You are viewing a plain text version of this content. The canonical link for it is here.
Posted to user@nutch.apache.org by "Håvard W. Kongsgård" <nu...@niap.org> on 2006/09/20 08:24:10 UTC
Hadoop reduce task "java.lang.OutOfMemoryError: Java heap space"
When I run a fetch on my nutch 0.8 hadoop system I always get this error
message, "java.lang.OutOfMemoryError: Java heap space".
I have tried to set the java memory manually with export
(JAVA_OPTS="-Xmx2000m -Xms128m") but with no effect.
OS: 2x SUSE 10.1 64-bit, AMD 3000 | 4000m and AMD X2 3800 | 4000 m
Java version:
Java(TM) 2 Runtime Environment, Standard Edition (build 1.5.0_07-b03)
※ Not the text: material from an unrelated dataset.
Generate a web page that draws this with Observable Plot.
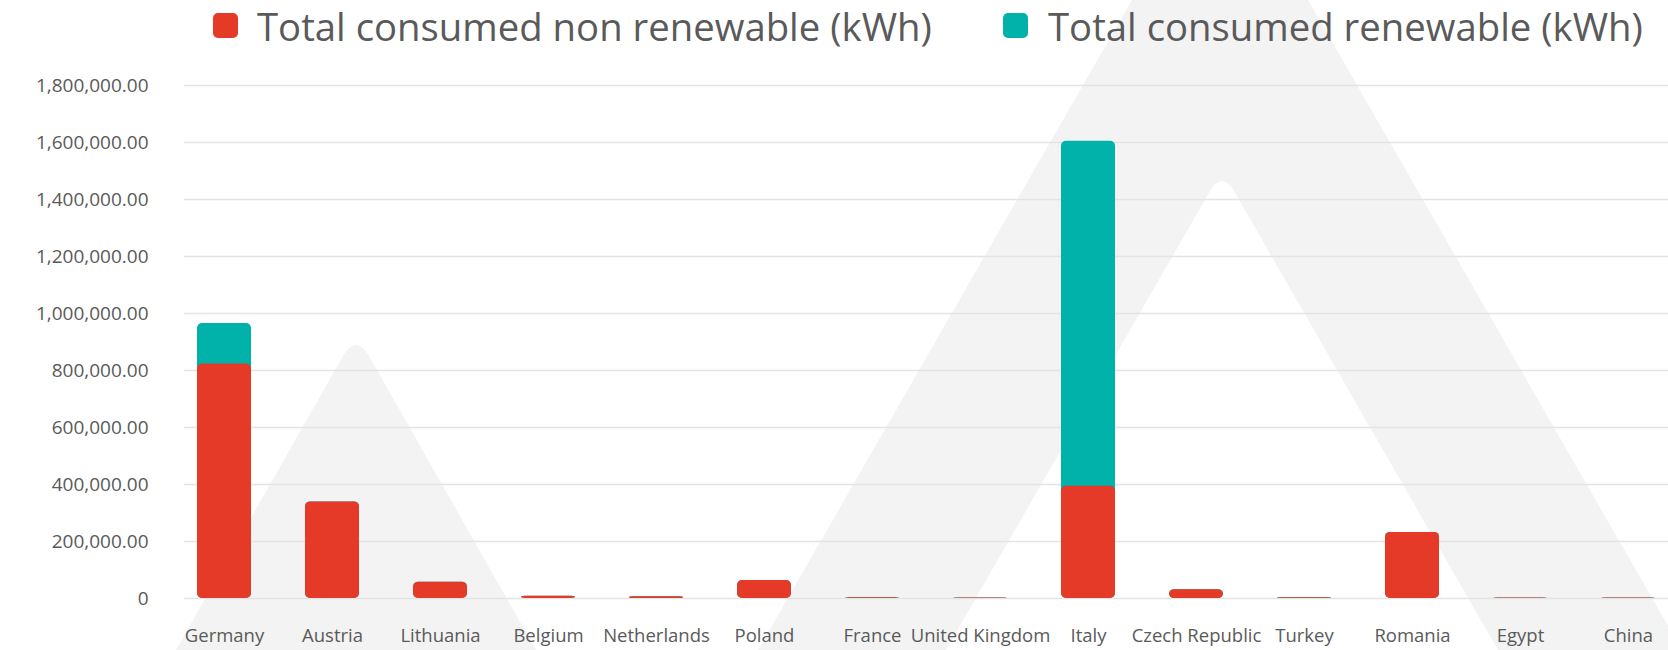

Java HotSpot(TM) 64-Bit Server VM (build 1.5.0_07-b03, mixed mode)
My hadoop-site.xml
<property>
<name>fs.default.name</name>
<value>192.168.1.208:9000</value>
<description>
The name of the default file system. Either the literal string
"local" or a host:port for NDFS.
</description>
</property>
<property>
<name>mapred.job.tracker</name>
<value>192.168.1.208:9001</value>
<description>
The host and port that the MapReduce job tracker runs at. If
"local", then jobs are run in-process as a single map and
reduce task.
</description>
</property>
<property>
<name>mapred.map.tasks</name>
<value>9</value>
<description>
define mapred.map tasks to be number of slave hosts
</description>
</property>
<property>
<name>mapred.reduce.tasks</name>
<value>2</value>
<description>
define mapred.reduce tasks to be number of slave hosts
</description>
</property>
<property>
<name>dfs.name.dir</name>
<value>/home/nutch/filesystem/name</value>
</property>
<property>
<name>dfs.data.dir</name>
<value>/home/nutch/filesystem/data</value>
</property>
<property>
<name>mapred.system.dir</name>
<value>/home/nutch/filesystem/mapreduce/system</value>
</property>
<property>
<name>mapred.local.dir</name>
<value>/home/nutch/filesystem/mapreduce/local</value>
</property>
<property>
<name>dfs.replication</name>
<value>2</value>
</property>
<property>
<name>mapred.tasktracker.tasks.maximum</name>
<value>1</value>
<description>The maximum number of tasks that will be run
simultaneously by a task tracker.
</description>
</property>
<property>
<name>mapred.child.java.opts</name>
<value>-Xmx200m</value>
<description>Java opts for the task tracker child processes. Subsumes
'mapred.child.heap.size' (If a mapred.child.heap.size value is found
in a configuration, its maximum heap size will be used and a warning
emitted that heap.size has been deprecated). Also, the following symbols,
if present, will be interpolated: @taskid@ is replaced by current TaskID;
and @port@ will be replaced by mapred.task.tracker.report.port + 1 (A
second
child will fail with a port-in-use if mapred.tasktracker.tasks.maximum is
greater than one). Any other occurrences of '@' will go unchanged. For
example, to enable verbose gc logging to a file named for the taskid in
/tmp and to set the heap maximum to be a gigabyte, pass a 'value' of:
-Xmx1024m -verbose:gc -Xloggc:/tmp/@taskid@.gc
</description>
</property>
<property>
<name>mapred.task.timeout</name>
<value>6000000</value>
<description>The number of milliseconds before a task will be
terminated if it neither reads an input, writes an output, nor
updates its status string.
</description>
</property>